▶ [MATERIAL]
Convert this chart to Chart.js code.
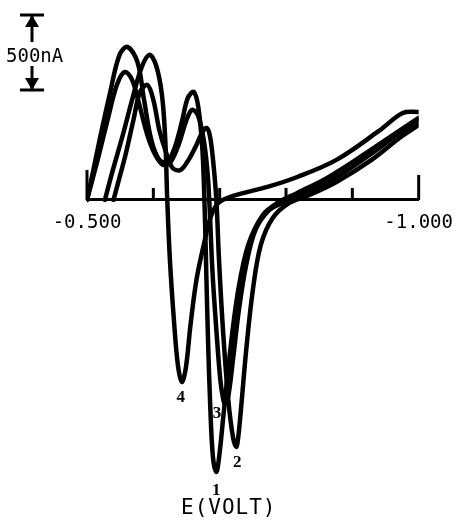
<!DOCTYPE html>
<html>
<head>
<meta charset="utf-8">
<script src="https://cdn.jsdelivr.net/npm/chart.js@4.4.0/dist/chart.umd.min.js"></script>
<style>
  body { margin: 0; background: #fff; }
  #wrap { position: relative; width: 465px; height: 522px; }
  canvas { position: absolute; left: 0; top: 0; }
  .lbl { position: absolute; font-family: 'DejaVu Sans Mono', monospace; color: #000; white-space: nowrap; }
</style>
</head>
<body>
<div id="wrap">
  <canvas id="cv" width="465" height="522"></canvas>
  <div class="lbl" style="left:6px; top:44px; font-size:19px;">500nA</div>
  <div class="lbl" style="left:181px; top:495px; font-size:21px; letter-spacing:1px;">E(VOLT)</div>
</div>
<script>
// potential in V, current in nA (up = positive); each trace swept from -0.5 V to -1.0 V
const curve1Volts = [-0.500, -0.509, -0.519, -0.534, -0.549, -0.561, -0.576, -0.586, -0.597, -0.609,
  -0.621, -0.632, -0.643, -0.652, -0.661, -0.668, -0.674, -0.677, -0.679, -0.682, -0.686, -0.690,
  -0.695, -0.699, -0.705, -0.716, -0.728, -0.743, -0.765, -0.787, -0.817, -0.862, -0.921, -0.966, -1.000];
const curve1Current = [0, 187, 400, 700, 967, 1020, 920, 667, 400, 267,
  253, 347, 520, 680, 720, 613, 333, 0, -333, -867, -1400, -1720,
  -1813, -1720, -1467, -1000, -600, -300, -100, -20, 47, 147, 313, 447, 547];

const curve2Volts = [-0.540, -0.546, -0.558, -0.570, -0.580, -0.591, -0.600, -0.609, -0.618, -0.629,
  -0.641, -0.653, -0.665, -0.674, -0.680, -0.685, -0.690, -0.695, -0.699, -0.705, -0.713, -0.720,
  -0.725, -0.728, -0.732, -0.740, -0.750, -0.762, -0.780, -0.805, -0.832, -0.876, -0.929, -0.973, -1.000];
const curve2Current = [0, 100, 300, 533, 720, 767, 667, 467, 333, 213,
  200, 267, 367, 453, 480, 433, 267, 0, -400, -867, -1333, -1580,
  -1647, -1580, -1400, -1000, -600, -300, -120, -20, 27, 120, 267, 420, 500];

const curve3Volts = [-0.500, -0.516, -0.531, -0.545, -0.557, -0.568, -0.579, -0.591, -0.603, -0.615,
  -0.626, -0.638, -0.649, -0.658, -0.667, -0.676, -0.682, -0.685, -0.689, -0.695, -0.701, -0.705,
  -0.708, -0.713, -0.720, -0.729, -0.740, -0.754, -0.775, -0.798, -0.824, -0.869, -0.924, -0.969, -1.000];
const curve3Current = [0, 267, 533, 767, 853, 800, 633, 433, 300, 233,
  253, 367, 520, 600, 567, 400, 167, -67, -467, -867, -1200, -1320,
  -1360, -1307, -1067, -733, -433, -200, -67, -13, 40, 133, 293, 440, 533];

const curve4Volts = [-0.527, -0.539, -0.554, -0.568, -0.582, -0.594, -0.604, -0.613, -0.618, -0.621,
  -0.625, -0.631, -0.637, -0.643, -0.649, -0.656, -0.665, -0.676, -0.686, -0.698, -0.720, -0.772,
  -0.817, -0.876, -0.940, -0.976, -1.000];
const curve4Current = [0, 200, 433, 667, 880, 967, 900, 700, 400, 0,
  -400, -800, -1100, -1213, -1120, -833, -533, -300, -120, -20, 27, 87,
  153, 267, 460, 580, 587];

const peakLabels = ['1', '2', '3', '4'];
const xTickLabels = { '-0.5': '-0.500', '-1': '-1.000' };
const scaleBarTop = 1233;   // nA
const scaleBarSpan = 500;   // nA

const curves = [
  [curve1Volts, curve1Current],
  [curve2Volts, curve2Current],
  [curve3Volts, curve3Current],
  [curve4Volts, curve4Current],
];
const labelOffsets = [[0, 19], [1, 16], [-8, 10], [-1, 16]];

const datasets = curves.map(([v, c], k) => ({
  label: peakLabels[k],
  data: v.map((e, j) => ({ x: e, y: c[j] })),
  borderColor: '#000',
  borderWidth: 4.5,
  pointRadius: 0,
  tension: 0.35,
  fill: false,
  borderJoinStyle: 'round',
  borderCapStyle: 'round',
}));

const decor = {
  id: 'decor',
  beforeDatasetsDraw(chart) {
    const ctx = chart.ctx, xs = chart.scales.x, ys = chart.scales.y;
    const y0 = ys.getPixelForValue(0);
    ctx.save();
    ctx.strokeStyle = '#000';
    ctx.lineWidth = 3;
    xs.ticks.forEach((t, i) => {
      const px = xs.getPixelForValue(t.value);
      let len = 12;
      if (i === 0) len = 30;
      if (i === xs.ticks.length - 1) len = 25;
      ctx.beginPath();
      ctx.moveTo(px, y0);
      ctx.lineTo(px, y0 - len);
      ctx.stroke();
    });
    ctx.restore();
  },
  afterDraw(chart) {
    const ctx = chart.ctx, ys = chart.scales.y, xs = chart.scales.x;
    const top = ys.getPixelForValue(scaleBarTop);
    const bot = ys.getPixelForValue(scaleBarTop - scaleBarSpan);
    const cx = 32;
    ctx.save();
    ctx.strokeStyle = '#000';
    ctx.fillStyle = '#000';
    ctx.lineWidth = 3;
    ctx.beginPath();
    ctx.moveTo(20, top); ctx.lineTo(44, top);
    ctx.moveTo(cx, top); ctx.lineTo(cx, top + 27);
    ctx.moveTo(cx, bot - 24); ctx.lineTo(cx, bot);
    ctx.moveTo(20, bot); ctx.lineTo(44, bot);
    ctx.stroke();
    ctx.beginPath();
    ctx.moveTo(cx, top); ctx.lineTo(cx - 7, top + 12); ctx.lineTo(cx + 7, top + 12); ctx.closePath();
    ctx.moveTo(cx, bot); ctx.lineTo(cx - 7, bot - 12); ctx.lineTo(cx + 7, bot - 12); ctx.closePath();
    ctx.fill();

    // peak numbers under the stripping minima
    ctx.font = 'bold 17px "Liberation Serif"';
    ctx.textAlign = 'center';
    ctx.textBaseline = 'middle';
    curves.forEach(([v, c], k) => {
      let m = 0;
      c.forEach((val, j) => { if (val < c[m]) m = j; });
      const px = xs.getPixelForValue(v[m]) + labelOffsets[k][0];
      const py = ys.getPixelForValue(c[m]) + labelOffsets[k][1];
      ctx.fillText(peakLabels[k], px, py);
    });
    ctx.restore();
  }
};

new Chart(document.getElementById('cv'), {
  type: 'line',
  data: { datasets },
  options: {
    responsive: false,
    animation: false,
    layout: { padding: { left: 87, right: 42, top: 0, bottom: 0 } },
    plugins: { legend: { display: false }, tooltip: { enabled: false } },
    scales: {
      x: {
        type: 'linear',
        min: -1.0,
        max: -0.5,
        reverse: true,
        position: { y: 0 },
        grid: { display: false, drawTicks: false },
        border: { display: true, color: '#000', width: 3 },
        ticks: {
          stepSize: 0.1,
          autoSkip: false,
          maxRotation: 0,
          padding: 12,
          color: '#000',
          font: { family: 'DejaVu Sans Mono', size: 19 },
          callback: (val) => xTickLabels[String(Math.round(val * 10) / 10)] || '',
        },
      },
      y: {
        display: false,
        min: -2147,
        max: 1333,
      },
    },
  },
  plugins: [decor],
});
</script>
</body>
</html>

▶ [REQUEST]
Quote every line word for word and keep the images out of the copy.

▶ [FULL SOLUTION]
Convert this chart to Chart.js code.
<!DOCTYPE html>
<html>
<head>
<meta charset="utf-8">
<script src="https://cdn.jsdelivr.net/npm/chart.js@4.4.0/dist/chart.umd.min.js"></script>
<style>
  body { margin: 0; background: #fff; }
  #wrap { position: relative; width: 465px; height: 522px; }
  canvas { position: absolute; left: 0; top: 0; }
  .lbl { position: absolute; font-family: 'DejaVu Sans Mono', monospace; color: #000; white-space: nowrap; }
</style>
</head>
<body>
<div id="wrap">
  <canvas id="cv" width="465" height="522"></canvas>
  <div class="lbl" style="left:6px; top:44px; font-size:19px;">500nA</div>
  <div class="lbl" style="left:181px; top:495px; font-size:21px; letter-spacing:1px;">E(VOLT)</div>
</div>
<script>
// potential in V, current in nA (up = positive); each trace swept from -0.5 V to -1.0 V
const curve1Volts = [-0.500, -0.509, -0.519, -0.534, -0.549, -0.561, -0.576, -0.586, -0.597, -0.609,
  -0.621, -0.632, -0.643, -0.652, -0.661, -0.668, -0.674, -0.677, -0.679, -0.682, -0.686, -0.690,
  -0.695, -0.699, -0.705, -0.716, -0.728, -0.743, -0.765, -0.787, -0.817, -0.862, -0.921, -0.966, -1.000];
const curve1Current = [0, 187, 400, 700, 967, 1020, 920, 667, 400, 267,
  253, 347, 520, 680, 720, 613, 333, 0, -333, -867, -1400, -1720,
  -1813, -1720, -1467, -1000, -600, -300, -100, -20, 47, 147, 313, 447, 547];

const curve2Volts = [-0.540, -0.546, -0.558, -0.570, -0.580, -0.591, -0.600, -0.609, -0.618, -0.629,
  -0.641, -0.653, -0.665, -0.674, -0.680, -0.685, -0.690, -0.695, -0.699, -0.705, -0.713, -0.720,
  -0.725, -0.728, -0.732, -0.740, -0.750, -0.762, -0.780, -0.805, -0.832, -0.876, -0.929, -0.973, -1.000];
const curve2Current = [0, 100, 300, 533, 720, 767, 667, 467, 333, 213,
  200, 267, 367, 453, 480, 433, 267, 0, -400, -867, -1333, -1580,
  -1647, -1580, -1400, -1000, -600, -300, -120, -20, 27, 120, 267, 420, 500];

const curve3Volts = [-0.500, -0.516, -0.531, -0.545, -0.557, -0.568, -0.579, -0.591, -0.603, -0.615,
  -0.626, -0.638, -0.649, -0.658, -0.667, -0.676, -0.682, -0.685, -0.689, -0.695, -0.701, -0.705,
  -0.708, -0.713, -0.720, -0.729, -0.740, -0.754, -0.775, -0.798, -0.824, -0.869, -0.924, -0.969, -1.000];
const curve3Current = [0, 267, 533, 767, 853, 800, 633, 433, 300, 233,
  253, 367, 520, 600, 567, 400, 167, -67, -467, -867, -1200, -1320,
  -1360, -1307, -1067, -733, -433, -200, -67, -13, 40, 133, 293, 440, 533];

const curve4Volts = [-0.527, -0.539, -0.554, -0.568, -0.582, -0.594, -0.604, -0.613, -0.618, -0.621,
  -0.625, -0.631, -0.637, -0.643, -0.649, -0.656, -0.665, -0.676, -0.686, -0.698, -0.720, -0.772,
  -0.817, -0.876, -0.940, -0.976, -1.000];
const curve4Current = [0, 200, 433, 667, 880, 967, 900, 700, 400, 0,
  -400, -800, -1100, -1213, -1120, -833, -533, -300, -120, -20, 27, 87,
  153, 267, 460, 580, 587];

const peakLabels = ['1', '2', '3', '4'];
const xTickLabels = { '-0.5': '-0.500', '-1': '-1.000' };
const scaleBarTop = 1233;   // nA
const scaleBarSpan = 500;   // nA

const curves = [
  [curve1Volts, curve1Current],
  [curve2Volts, curve2Current],
  [curve3Volts, curve3Current],
  [curve4Volts, curve4Current],
];
const labelOffsets = [[0, 19], [1, 16], [-8, 10], [-1, 16]];

const datasets = curves.map(([v, c], k) => ({
  label: peakLabels[k],
  data: v.map((e, j) => ({ x: e, y: c[j] })),
  borderColor: '#000',
  borderWidth: 4.5,
  pointRadius: 0,
  tension: 0.35,
  fill: false,
  borderJoinStyle: 'round',
  borderCapStyle: 'round',
}));

const decor = {
  id: 'decor',
  beforeDatasetsDraw(chart) {
    const ctx = chart.ctx, xs = chart.scales.x, ys = chart.scales.y;
    const y0 = ys.getPixelForValue(0);
    ctx.save();
    ctx.strokeStyle = '#000';
    ctx.lineWidth = 3;
    xs.ticks.forEach((t, i) => {
      const px = xs.getPixelForValue(t.value);
      let len = 12;
      if (i === 0) len = 30;
      if (i === xs.ticks.length - 1) len = 25;
      ctx.beginPath();
      ctx.moveTo(px, y0);
      ctx.lineTo(px, y0 - len);
      ctx.stroke();
    });
    ctx.restore();
  },
  afterDraw(chart) {
    const ctx = chart.ctx, ys = chart.scales.y, xs = chart.scales.x;
    const top = ys.getPixelForValue(scaleBarTop);
    const bot = ys.getPixelForValue(scaleBarTop - scaleBarSpan);
    const cx = 32;
    ctx.save();
    ctx.strokeStyle = '#000';
    ctx.fillStyle = '#000';
    ctx.lineWidth = 3;
    ctx.beginPath();
    ctx.moveTo(20, top); ctx.lineTo(44, top);
    ctx.moveTo(cx, top); ctx.lineTo(cx, top + 27);
    ctx.moveTo(cx, bot - 24); ctx.lineTo(cx, bot);
    ctx.moveTo(20, bot); ctx.lineTo(44, bot);
    ctx.stroke();
    ctx.beginPath();
    ctx.moveTo(cx, top); ctx.lineTo(cx - 7, top + 12); ctx.lineTo(cx + 7, top + 12); ctx.closePath();
    ctx.moveTo(cx, bot); ctx.lineTo(cx - 7, bot - 12); ctx.lineTo(cx + 7, bot - 12); ctx.closePath();
    ctx.fill();

    // peak numbers under the stripping minima
    ctx.font = 'bold 17px "Liberation Serif"';
    ctx.textAlign = 'center';
    ctx.textBaseline = 'middle';
    curves.forEach(([v, c], k) => {
      let m = 0;
      c.forEach((val, j) => { if (val < c[m]) m = j; });
      const px = xs.getPixelForValue(v[m]) + labelOffsets[k][0];
      const py = ys.getPixelForValue(c[m]) + labelOffsets[k][1];
      ctx.fillText(peakLabels[k], px, py);
    });
    ctx.restore();
  }
};

new Chart(document.getElementById('cv'), {
  type: 'line',
  data: { datasets },
  options: {
    responsive: false,
    animation: false,
    layout: { padding: { left: 87, right: 42, top: 0, bottom: 0 } },
    plugins: { legend: { display: false }, tooltip: { enabled: false } },
    scales: {
      x: {
        type: 'linear',
        min: -1.0,
        max: -0.5,
        reverse: true,
        position: { y: 0 },
        grid: { display: false, drawTicks: false },
        border: { display: true, color: '#000', width: 3 },
        ticks: {
          stepSize: 0.1,
          autoSkip: false,
          maxRotation: 0,
          padding: 12,
          color: '#000',
          font: { family: 'DejaVu Sans Mono', size: 19 },
          callback: (val) => xTickLabels[String(Math.round(val * 10) / 10)] || '',
        },
      },
      y: {
        display: false,
        min: -2147,
        max: 1333,
      },
    },
  },
  plugins: [decor],
});
</script>
</body>
</html>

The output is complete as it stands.